We have extracted below the Chairman’s Statement from the 2018 annual report of MedTech Holdings Limited (MMDZ.zw), listed on the Zimbabwe Stock Exchange:
Group Financial Analysis
The year 2018 was mixed for the Group. Group revenues increased 11% mainly driven by the revenue increase in the FMCG segment (26%). The increased revenue was attributable to changes in the sales mix and focus placed on fast moving items. Revenue decreases were noted for the manufacturing segment (13%) and the medical segment (160%). The Group recorded a profit before tax of $1,422,129. We also evidenced an improvement in operational performance with an operating profit of $4,618,560.
The results for the year are reported at the official rate of USD1: RTGS$1 which shows a profit which we anticipate changing to a significant loss (negative equity) when rates are allowed to move in line with market forces. This is further illustrated by the sensitivity analysis of how different exchange rates would have impacted the consolidated statement of financial position.
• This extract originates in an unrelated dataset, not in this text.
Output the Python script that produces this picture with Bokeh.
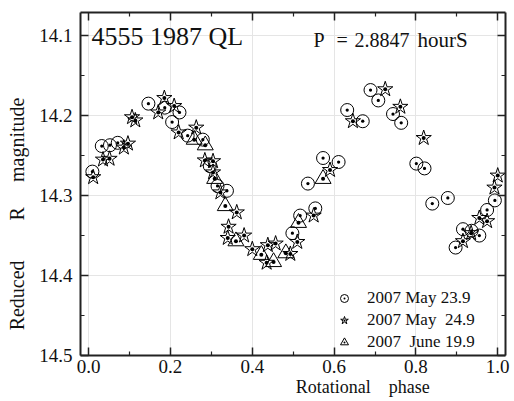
from bokeh.plotting import figure
from bokeh.models import (Range1d, LinearAxis, Label, Legend, LegendItem,
                          FixedTicker, CustomLabelingPolicy)
from bokeh.embed import file_html
from bokeh.resources import INLINE

# ---- data -------------------------------------------------------------
phase_may23 = [0.009, 0.032, 0.052, 0.071, 0.146, 0.186, 0.204, 0.222, 0.242,
               0.279, 0.296, 0.315, 0.338, 0.498, 0.517, 0.536, 0.554, 0.573,
               0.611, 0.632, 0.670, 0.689, 0.708, 0.744, 0.764, 0.801, 0.821,
               0.840, 0.878, 0.897, 0.915, 0.936, 0.955, 0.974, 0.993]
mag_may23 = [14.270, 14.238, 14.237, 14.234, 14.185, 14.190, 14.208, 14.196,
             14.225, 14.230, 14.263, 14.288, 14.294, 14.347, 14.325, 14.285,
             14.316, 14.253, 14.258, 14.193, 14.207, 14.168, 14.181, 14.198,
             14.209, 14.260, 14.266, 14.310, 14.303, 14.365, 14.342, 14.344,
             14.350, 14.318, 14.306]

phase_may24 = [0.011, 0.035, 0.051, 0.086, 0.096, 0.106, 0.114, 0.170, 0.185,
               0.209, 0.220, 0.263, 0.284, 0.304, 0.304, 0.322, 0.342, 0.340,
               0.362, 0.380, 0.400, 0.435, 0.438, 0.457, 0.493, 0.510, 0.550,
               0.590, 0.646, 0.725, 0.762, 0.819, 0.915, 0.935, 0.955, 0.974,
               0.992, 1.000]
mag_may24 = [14.277, 14.255, 14.254, 14.240, 14.235, 14.202, 14.206, 14.196,
             14.178, 14.188, 14.221, 14.215, 14.256, 14.257, 14.271, 14.296,
             14.339, 14.353, 14.321, 14.350, 14.367, 14.384, 14.362, 14.360,
             14.373, 14.358, 14.325, 14.268, 14.207, 14.167, 14.189, 14.228,
             14.357, 14.347, 14.328, 14.332, 14.290, 14.275]

phase_jun19 = [0.258, 0.285, 0.308, 0.334, 0.360, 0.422, 0.452, 0.482, 0.513,
               0.573]
mag_jun19 = [14.230, 14.237, 14.279, 14.313, 14.357, 14.374, 14.383, 14.372,
             14.334, 14.279]

series_labels = ["2007 May 23.9", "2007 May  24.9", "2007  June 19.9"]

x_ticks = [0.0, 0.2, 0.4, 0.6, 0.8, 1.0]
x_tick_labels = ["0.0", "0.2", "0.4", "0.6", "0.8", "1.0"]
x_minor = [0.1, 0.3, 0.5, 0.7, 0.9]
y_ticks = [14.1, 14.2, 14.3, 14.4, 14.5]
y_tick_labels = ["14.1", "14.2", "14.3", "14.4", "14.5"]
y_minor = [14.15, 14.25, 14.35, 14.45]

title_text = "4555 1987 QL"
period_parts = ["P", "=", "2.8847", "hourS"]
xlabel_words = ["Rotational", "phase"]
ylabel_words = ["Reduced", "R", "magnitude"]

FONT = "Liberation Serif"
NB = "\u00a0"

# ---- figure -----------------------------------------------------------
p = figure(width=514, height=401, output_backend="svg", toolbar_location=None,
           x_range=Range1d(-0.02, 1.019), y_range=Range1d(14.5, 14.071),
           x_axis_location=None, y_axis_location=None,
           min_border_left=80, min_border_right=9, min_border_top=12,
           min_border_bottom=46)
p.outline_line_color = None
p.background_fill_color = "white"
p.border_fill_color = "white"

hide_all = "for (let i = 0; i < indices.size; i++) { indices.unset(i) }\nreturn indices"


def style_axis(ax, show_labels):
    ax.axis_line_width = 2
    ax.axis_line_color = "#222222"
    ax.major_tick_in = 8
    ax.major_tick_out = 0
    ax.minor_tick_in = 4
    ax.minor_tick_out = 0
    ax.major_tick_line_color = "#222222"
    ax.minor_tick_line_color = "#222222"
    ax.major_tick_line_width = 1.5
    ax.minor_tick_line_width = 1.2
    ax.major_label_text_font = FONT
    ax.major_label_text_color = "#111111"
    ax.axis_label_text_font = FONT
    ax.axis_label_text_font_style = "normal"
    ax.axis_label_text_color = "#111111"
    if show_labels:
        ax.major_label_text_font_size = "19px"
    else:
        ax.major_label_text_font_size = "1px"
        ax.major_label_standoff = 0
        ax.major_label_policy = CustomLabelingPolicy(code=hide_all)


xt = dict(zip(x_ticks, x_tick_labels))
yt = dict(zip(y_ticks, y_tick_labels))

xlabel = NB * 31 + xlabel_words[0] + NB * 4 + xlabel_words[1]
ylabel = ylabel_words[0] + NB * 8 + ylabel_words[1] + NB * 5 + ylabel_words[2] + NB * 12

ax_b = LinearAxis(ticker=FixedTicker(ticks=x_ticks, minor_ticks=x_minor),
                  major_label_overrides=xt, axis_label=xlabel)
ax_t = LinearAxis(ticker=FixedTicker(ticks=x_ticks, minor_ticks=x_minor))
ax_l = LinearAxis(ticker=FixedTicker(ticks=y_ticks, minor_ticks=y_minor),
                  major_label_overrides=yt, axis_label=ylabel)
ax_r = LinearAxis(ticker=FixedTicker(ticks=y_ticks, minor_ticks=y_minor))
style_axis(ax_b, True)
style_axis(ax_l, True)
style_axis(ax_t, False)
style_axis(ax_r, False)
ax_b.major_label_standoff = 4
ax_b.axis_label_standoff = 1
ax_b.axis_label_text_font_size = "18px"
ax_l.major_label_standoff = 8
ax_l.axis_label_standoff = 8
ax_l.axis_label_text_font_size = "20px"
p.add_layout(ax_b, "below")
p.add_layout(ax_l, "left")
p.add_layout(ax_t, "above")
p.add_layout(ax_r, "right")

# ---- markers ----------------------------------------------------------
r1 = p.scatter(phase_may23, mag_may23, marker="circle_dot", size=13,
               line_color="black", fill_color=None, line_width=1)
r2 = p.scatter(phase_may24, mag_may24, marker="star_dot", size=16,
               line_color="black", fill_color=None, line_width=1)
r3 = p.scatter(phase_jun19, mag_jun19, marker="triangle_dot", size=16,
               line_color="black", fill_color=None, line_width=1)

legend = Legend(items=[LegendItem(label=series_labels[0], renderers=[r1]),
                       LegendItem(label=series_labels[1], renderers=[r2]),
                       LegendItem(label=series_labels[2], renderers=[r3])],
                location=(254, 3), glyph_width=20, glyph_height=20,
                label_standoff=13, padding=0, spacing=2, margin=0,
                border_line_color=None, background_fill_alpha=0,
                label_text_font=FONT, label_text_font_size="17px",
                label_text_color="#111111")
p.add_layout(legend)


# ---- texts inside the frame (screen units from frame bottom-left) ------
def add_label(text, x, y, size):
    p.add_layout(Label(x=x, y=y, x_units="screen", y_units="screen",
                       text=text, text_font=FONT, text_font_size=size,
                       text_color="#111111", text_baseline="alphabetic",
                       text_align="left"))


add_label(title_text, 11, 319, "26px")
add_label(period_parts[0], 233, 316, "20px")
add_label(period_parts[1], 256, 316, "20px")
add_label(period_parts[2], 274, 316, "20px")
add_label(period_parts[3], 337, 316, "21px")

open("out.html", "w").write(file_html(p, INLINE))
For this analysis refer to note 27 Subsequent Events to the financial statements.
The challenging operating and economic environment remained depressed causing demand to remain subdued and as such a reduction in sales volumes. The main challenge experienced during the year included inadequate foreign currency reserves necessary to settle international obligations while other challenges were increased competition from unregistered operators and smuggled competing products.
Corporate Social Responsibility
The Group continues to give back to the community and assist where it can. During the period under review, we participated in a number of community beneficial projects. These were mainly donations of personal hygiene products to vulnerable women and children at prisons, hospitals, orphanages and cancer associations.
The trading environment and macro-economic situation remains uncertain. Though the exchange rate has been liberalized, in the short term we do foresee continued delays in remitting foreign payments and this will negatively affect our ability to service existing foreign creditors amounting to ZAR27,7 million (31 December 2017: ZAR35.7million). This may lead to cuts in supply and resultant stock outs.
The sharp rise in general price levels within the economy is expected to persist resulting in a further reduction in consumer spending and this will lead to consumers purchasing smaller pack sizes. We expect a decrease in revenue volumes in 2019. Nevertheless, we will continue to do our best to maintain our market share and sales and keep up the strict cost control.
Given the liquidity challenges and Group’s working capital needs, the Directors resolved not to declare a dividend.
I wish to record my appreciation to all stakeholders, strategic partners and suppliers, customers, management and staff for their support. I also wish to thank the non-executive directors for their considerable guidance.